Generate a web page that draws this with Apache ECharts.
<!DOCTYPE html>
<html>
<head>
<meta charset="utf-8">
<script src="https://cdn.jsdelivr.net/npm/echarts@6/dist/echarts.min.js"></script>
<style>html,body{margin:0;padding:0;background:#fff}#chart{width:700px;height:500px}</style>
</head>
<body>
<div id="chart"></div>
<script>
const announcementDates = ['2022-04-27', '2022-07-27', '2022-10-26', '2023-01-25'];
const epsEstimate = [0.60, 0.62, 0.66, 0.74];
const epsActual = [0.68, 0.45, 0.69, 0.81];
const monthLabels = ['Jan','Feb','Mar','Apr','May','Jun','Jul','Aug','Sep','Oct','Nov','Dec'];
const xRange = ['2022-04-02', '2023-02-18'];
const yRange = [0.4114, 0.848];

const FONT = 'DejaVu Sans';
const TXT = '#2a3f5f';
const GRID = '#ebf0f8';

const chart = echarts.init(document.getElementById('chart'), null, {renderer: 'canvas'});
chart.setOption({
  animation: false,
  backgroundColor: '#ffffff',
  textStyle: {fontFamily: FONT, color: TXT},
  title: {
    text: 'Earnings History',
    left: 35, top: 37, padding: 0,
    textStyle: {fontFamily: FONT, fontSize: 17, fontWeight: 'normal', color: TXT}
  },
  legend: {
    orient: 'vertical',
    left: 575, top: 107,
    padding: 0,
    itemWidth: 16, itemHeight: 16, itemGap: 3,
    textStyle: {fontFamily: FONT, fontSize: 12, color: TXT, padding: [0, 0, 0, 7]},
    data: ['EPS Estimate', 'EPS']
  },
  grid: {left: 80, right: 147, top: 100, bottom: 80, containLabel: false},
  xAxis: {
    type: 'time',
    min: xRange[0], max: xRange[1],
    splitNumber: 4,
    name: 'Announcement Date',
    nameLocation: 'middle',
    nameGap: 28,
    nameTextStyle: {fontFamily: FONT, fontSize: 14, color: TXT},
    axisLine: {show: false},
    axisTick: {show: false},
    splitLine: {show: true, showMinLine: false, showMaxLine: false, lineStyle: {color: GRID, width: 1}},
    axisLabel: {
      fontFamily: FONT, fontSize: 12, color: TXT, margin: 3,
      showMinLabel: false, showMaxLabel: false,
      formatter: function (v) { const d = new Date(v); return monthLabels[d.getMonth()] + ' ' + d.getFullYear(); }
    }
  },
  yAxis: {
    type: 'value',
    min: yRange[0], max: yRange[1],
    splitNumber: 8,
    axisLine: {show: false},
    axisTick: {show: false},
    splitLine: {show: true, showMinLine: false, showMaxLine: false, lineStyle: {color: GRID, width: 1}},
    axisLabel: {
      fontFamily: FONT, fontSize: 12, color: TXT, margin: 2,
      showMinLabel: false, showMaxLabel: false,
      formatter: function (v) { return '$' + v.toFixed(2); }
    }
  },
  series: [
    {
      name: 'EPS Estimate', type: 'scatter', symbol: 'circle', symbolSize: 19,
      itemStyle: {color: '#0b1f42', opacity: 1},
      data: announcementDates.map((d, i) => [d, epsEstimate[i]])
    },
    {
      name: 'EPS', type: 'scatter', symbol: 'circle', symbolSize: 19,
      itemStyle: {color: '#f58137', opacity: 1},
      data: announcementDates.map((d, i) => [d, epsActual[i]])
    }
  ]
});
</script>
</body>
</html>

◆ **Requirements**
Copy exactly the lines that run from the first line of the data to the line containing "const GRID = '#ebf0f8';", please, with both ends included and nothing else.

◆ **Result of this task**
Generate a web page that draws this with Apache ECharts.
<!DOCTYPE html>
<html>
<head>
<meta charset="utf-8">
<script src="https://cdn.jsdelivr.net/npm/echarts@6/dist/echarts.min.js"></script>
<style>html,body{margin:0;padding:0;background:#fff}#chart{width:700px;height:500px}</style>
</head>
<body>
<div id="chart"></div>
<script>
const announcementDates = ['2022-04-27', '2022-07-27', '2022-10-26', '2023-01-25'];
const epsEstimate = [0.60, 0.62, 0.66, 0.74];
const epsActual = [0.68, 0.45, 0.69, 0.81];
const monthLabels = ['Jan','Feb','Mar','Apr','May','Jun','Jul','Aug','Sep','Oct','Nov','Dec'];
const xRange = ['2022-04-02', '2023-02-18'];
const yRange = [0.4114, 0.848];

const FONT = 'DejaVu Sans';
const TXT = '#2a3f5f';
const GRID = '#ebf0f8';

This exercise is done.